Hay recuerdos que se quedan grabados en la memoria como si hubieran pasado ayer. Para mí, esos recuerdos son los veranos en Tapalpa, donde la aventura, la familia y la naturaleza se mezclaban en días interminables de risas, juegos y emoción.
Fueron veranos dorados, donde aprendimos a gozar, a disfrutar la naturaleza y a valorar los momentos simples pero inolvidables en familia.
Cada año, la mejor amiga de mi abuela nos invitaba a pasar una semana en su cabaña. Era la mejor época del año, el momento en el que podíamos olvidarnos de todo y simplemente ser niños. Ahí, metíamos los pies en los ríos de lodo sin miedo a ensuciarnos, atrapábamos ranas, montábamos a caballo, jugábamos bajo la lluvia sin preocuparnos por el frío y nos juntábamos alrededor de la fogata a contar historias mientras quemábamos bombones.
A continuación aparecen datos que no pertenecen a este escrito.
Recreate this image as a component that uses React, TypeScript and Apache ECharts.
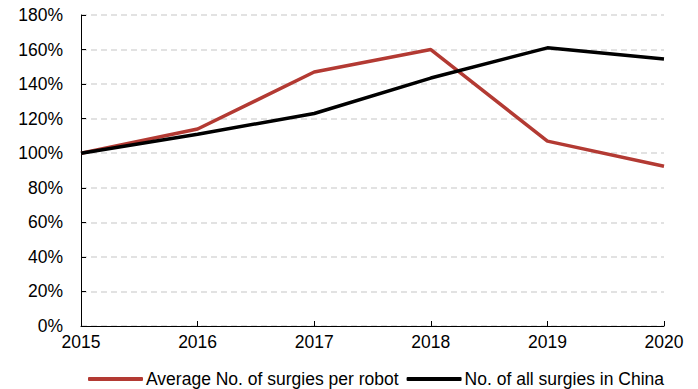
import React, { useEffect, useRef } from "react";
import * as echarts from "echarts";

const years = ["2015", "2016", "2017", "2018", "2019", "2020"];
const avgPerRobot = [100, 114, 147, 160, 107, 92.5];
const allSurgeries = [100, 111, 123, 143.5, 161, 154.5];
const seriesNames = ["Average No. of surgies per robot", "No. of all surgies in China"];

const FONT = "'Liberation Sans', Arial, sans-serif";
const FS = 17.5;

export default function App() {
  const ref = useRef<HTMLDivElement>(null);
  useEffect(() => {
    if (!ref.current) return;
    const chart = echarts.init(ref.current, null, { renderer: "svg" });
    chart.setOption({
      animation: false,
      textStyle: { fontFamily: FONT },
      grid: { left: 81, right: 34, top: 15, bottom: 63 },
      legend: {
        top: 370,
        left: 88,
        padding: 0,
        itemWidth: 55,
        itemHeight: 4,
        itemGap: 8,
        icon: "roundRect",
        textStyle: {
          fontFamily: FONT,
          fontSize: FS,
          lineHeight: 18,
          color: "#000",
          padding: [0, 0, 0, -2],
        },
        data: seriesNames,
      },
      xAxis: {
        type: "category",
        data: years,
        boundaryGap: false,
        axisLine: { lineStyle: { color: "#000", width: 1 } },
        axisTick: { inside: true, length: 5, lineStyle: { color: "#000" } },
        axisLabel: { color: "#000", fontSize: FS, fontFamily: FONT, margin: 7 },
        splitLine: { show: false },
      },
      yAxis: {
        type: "value",
        min: 0,
        max: 180,
        interval: 20,
        axisLine: { show: true, lineStyle: { color: "#000", width: 1 } },
        axisTick: { show: true, inside: true, length: 5, lineStyle: { color: "#000" } },
        axisLabel: { color: "#000", fontSize: FS, fontFamily: FONT, formatter: "{value}%", margin: 18 },
        splitLine: { lineStyle: { color: "#d9d9d9", width: 1.5, type: [6, 4] } },
      },
      series: [
        {
          name: seriesNames[0],
          type: "line",
          data: avgPerRobot,
          showSymbol: false,
          lineStyle: { color: "#b33a33", width: 3.5 },
          itemStyle: { color: "#b33a33" },
        },
        {
          name: seriesNames[1],
          type: "line",
          data: allSurgeries,
          showSymbol: false,
          lineStyle: { color: "#000", width: 3.5 },
          itemStyle: { color: "#000" },
        },
      ],
    });
    return () => chart.dispose();
  }, []);
  return (
    <div
      ref={ref}
      style={{ position: "absolute", left: 0, top: 0, width: 698, height: 389 }}
    />
  );
}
Una noche, mis primos y yo decidimos acampar en el jardín. Entre historias de miedo y risas nerviosas, yo me escondía en mi sleeping bag, esperando que ninguna de esas historias se convirtiera en pesadilla.
Pero lo que realmente marcó esos veranos fueron las aventuras inesperadas.
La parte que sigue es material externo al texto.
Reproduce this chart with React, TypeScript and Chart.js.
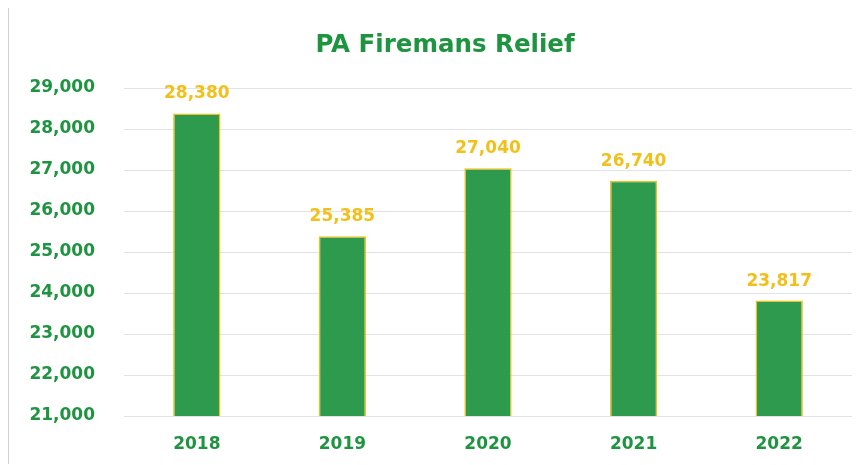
import React, { useEffect, useRef } from "react";
import { Chart, registerables } from "chart.js";

Chart.register(...registerables);

const categories = ["2018", "2019", "2020", "2021", "2022"];
const values = [28380, 25385, 27040, 26740, 23817];
const yMin = 21000;
const yMax = 29000;
const yStep = 1000;
const titleText = "PA Firemans Relief";

const GREEN = "#1f9440";
const GOLD = "#f2c01a";
const FONT = "'DejaVu Sans', sans-serif";

const dataLabels = {
  id: "dataLabels",
  afterDatasetsDraw(chart: any) {
    const ctx = chart.ctx;
    const meta = chart.getDatasetMeta(0);
    ctx.save();
    ctx.font = `bold 17px ${FONT}`;
    ctx.fillStyle = GOLD;
    ctx.textAlign = "center";
    ctx.textBaseline = "alphabetic";
    meta.data.forEach((bar: any, i: number) => {
      const v = chart.data.datasets[0].data[i] as number;
      ctx.fillText(v.toLocaleString("en-US"), bar.x, bar.y - 15);
    });
    ctx.restore();
  },
};

const customTitle = {
  id: "customTitle",
  afterDraw(chart: any) {
    const ctx = chart.ctx;
    ctx.save();
    ctx.font = `bold 24.5px ${FONT}`;
    ctx.fillStyle = GREEN;
    ctx.textAlign = "center";
    ctx.textBaseline = "alphabetic";
    ctx.fillText(titleText, 436, 44);
    ctx.restore();
  },
};

export default function App() {
  const ref = useRef<HTMLCanvasElement>(null);
  useEffect(() => {
    if (!ref.current) return;
    const chart = new Chart(ref.current, {
      type: "bar",
      data: {
        labels: categories,
        datasets: [
          {
            data: values,
            backgroundColor: "#2d9a4e",
            borderColor: GOLD,
            borderWidth: 1.5,
            barPercentage: 0.65,
            categoryPercentage: 0.5,
          },
        ],
      },
      options: {
        animation: false,
        responsive: false,
        layout: { padding: { left: 0, right: 13, top: 80, bottom: 0 } },
        plugins: {
          legend: { display: false },
          tooltip: { enabled: false },
          title: { display: false },
        },
        scales: {
          x: {
            grid: { display: false, drawTicks: false },
            border: { display: false },
            ticks: {
              color: GREEN,
              font: { family: FONT, size: 17, weight: "bold" },
              padding: 18,
            },
            afterFit(scale: any) {
              scale.height = 48;
            },
          },
          y: {
            min: yMin,
            max: yMax,
            grid: { color: "#e2e3e8", drawTicks: false, lineWidth: 1 },
            border: { display: false },
            ticks: {
              stepSize: yStep,
              color: GREEN,
              font: { family: FONT, size: 17, weight: "bold" },
              padding: 29,
              callback: (v: any) => Number(v).toLocaleString("en-US"),
            },
            afterFit(scale: any) {
              scale.width = 115;
            },
          },
        },
      },
      plugins: [dataLabels, customTitle],
    });
    return () => chart.destroy();
  }, []);
  return (
    <div
      style={{
        width: 857,
        height: 457,
        borderLeft: "1px solid #cfcfcf",
        borderTop: "1px solid #cfcfcf",
        boxSizing: "border-box",
        background: "#fff",
        marginTop: -1,
      }}
    >
      <canvas ref={ref} width={856} height={456} style={{ display: "block" }} />
    </div>
  );
}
Recuerdo un día que fuimos a la cascada. Antes de salir, la hija de una amiga de mi abuela metió bolsas de basura en la camioneta para proteger los asientos, pero en cuanto llegamos, en nuestra emoción por la aventura, pensamos que eran costales para deslizarnos por la cascada. Sin pensarlo dos veces, me metí en una de las bolsas y me lancé como si fuera un tobogán.
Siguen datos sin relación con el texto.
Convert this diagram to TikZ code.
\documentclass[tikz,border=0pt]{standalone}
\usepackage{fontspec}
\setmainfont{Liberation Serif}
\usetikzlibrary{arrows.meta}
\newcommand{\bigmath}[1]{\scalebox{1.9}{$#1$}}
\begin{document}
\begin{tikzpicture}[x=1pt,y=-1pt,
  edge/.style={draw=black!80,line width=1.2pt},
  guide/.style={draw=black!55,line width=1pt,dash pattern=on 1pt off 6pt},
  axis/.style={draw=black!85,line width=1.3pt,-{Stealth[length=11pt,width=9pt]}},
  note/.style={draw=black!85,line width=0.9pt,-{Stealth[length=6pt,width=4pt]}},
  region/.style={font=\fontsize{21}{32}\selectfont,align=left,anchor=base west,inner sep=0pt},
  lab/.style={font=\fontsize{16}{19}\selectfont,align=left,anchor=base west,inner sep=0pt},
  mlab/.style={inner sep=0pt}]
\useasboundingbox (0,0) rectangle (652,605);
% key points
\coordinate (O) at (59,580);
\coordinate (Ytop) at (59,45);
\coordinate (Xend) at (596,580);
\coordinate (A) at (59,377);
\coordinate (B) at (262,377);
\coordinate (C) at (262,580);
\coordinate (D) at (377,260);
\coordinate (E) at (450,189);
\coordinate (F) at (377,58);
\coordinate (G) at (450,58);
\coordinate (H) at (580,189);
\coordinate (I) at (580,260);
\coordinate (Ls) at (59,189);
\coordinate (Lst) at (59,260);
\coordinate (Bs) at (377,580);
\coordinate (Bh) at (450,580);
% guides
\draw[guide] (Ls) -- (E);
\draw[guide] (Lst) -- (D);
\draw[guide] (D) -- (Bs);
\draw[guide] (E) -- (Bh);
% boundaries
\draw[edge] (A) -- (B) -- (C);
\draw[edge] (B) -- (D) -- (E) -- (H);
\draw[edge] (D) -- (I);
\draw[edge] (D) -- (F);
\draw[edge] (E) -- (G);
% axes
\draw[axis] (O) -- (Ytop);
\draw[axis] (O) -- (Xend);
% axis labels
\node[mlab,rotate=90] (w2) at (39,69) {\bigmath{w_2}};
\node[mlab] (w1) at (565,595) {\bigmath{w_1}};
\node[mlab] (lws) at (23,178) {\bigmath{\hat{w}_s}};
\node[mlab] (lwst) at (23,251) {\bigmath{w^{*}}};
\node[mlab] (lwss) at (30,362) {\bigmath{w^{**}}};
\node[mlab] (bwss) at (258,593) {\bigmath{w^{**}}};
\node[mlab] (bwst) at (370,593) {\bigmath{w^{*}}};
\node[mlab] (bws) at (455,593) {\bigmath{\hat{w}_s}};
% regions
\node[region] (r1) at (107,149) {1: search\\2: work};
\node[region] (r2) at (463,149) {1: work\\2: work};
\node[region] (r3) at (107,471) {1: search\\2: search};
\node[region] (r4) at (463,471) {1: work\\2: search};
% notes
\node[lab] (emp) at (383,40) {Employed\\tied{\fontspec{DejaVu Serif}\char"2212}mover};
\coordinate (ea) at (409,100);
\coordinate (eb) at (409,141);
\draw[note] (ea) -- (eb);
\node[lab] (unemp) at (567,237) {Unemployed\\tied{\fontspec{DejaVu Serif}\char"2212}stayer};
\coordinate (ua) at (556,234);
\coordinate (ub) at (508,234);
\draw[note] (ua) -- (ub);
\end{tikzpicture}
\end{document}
La sensación de velocidad, el agua fría y la adrenalina me invadieron en segundos. Pero en lugar de un suave deslizamiento, salí disparada con la corriente, sin poder frenar. No sé si grité de emoción o de miedo, pero cuando finalmente me detuve, mi papá corrió a abrazarme y revisó que todo estuviera bien. Solo tenía unos rasguños, pero ese momento quedó marcado en mi memoria como una de las experiencias más emocionantes de mi vida.